I think the following is probably a trivial application of KAM theory, which I know little about, so I am hoping someone can give me an answer pointing me in the right direction.
Suppose I have a Hamiltonian system which is just a collection of $N$ non-interacting harmonic oscillators. The Hamiltonian is $H_0=\sum^N_{i=1}\omega_i J_i$, where $J_i$ are action variables with some conjugate angle variable $\theta_i$ that doesn't appear in the Hamiltonian so all the $J_i$ are trivially conserved. Further suppose the frequencies $\omega_i$ are non-resonant, i.e. for any non-zero set of integers $n_i$ we have $\sum_{i} n_i \omega_i\neq 0$.
Is the perturbed Hamiltonian $H(J,\theta;\lambda)=H_0(J)+\lambda V(J,\theta)$ also integrable for small enough $\lambda$?

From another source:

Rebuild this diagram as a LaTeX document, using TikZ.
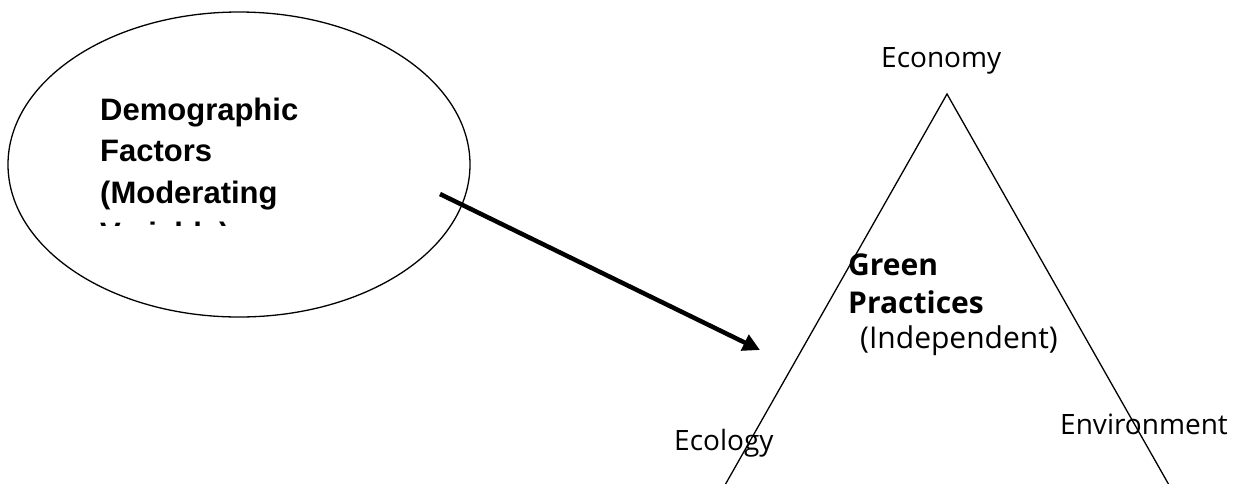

I originally asked this question on Physics Stack Exchange, and gave a sketch of an argument that we could construct conserved quantities $J'_i$ to any order in $\lambda$ that are perturbations of the $J_i$ (see here). But I don't know if I can trust this reasoning and I am really looking for some kind of non-perturbative understanding. My hand-wavy understanding of KAM theory is that the resonant tori are 'destroyed' for arbitrarily small $\lambda$ and then non-resonant tori that are 'close' to the resonant ones are progressively destroyed as $\lambda$ is increased. So I thought perhaps a system with no resonances at $\lambda=0$ maintains integrability for some finite interval of $\lambda$.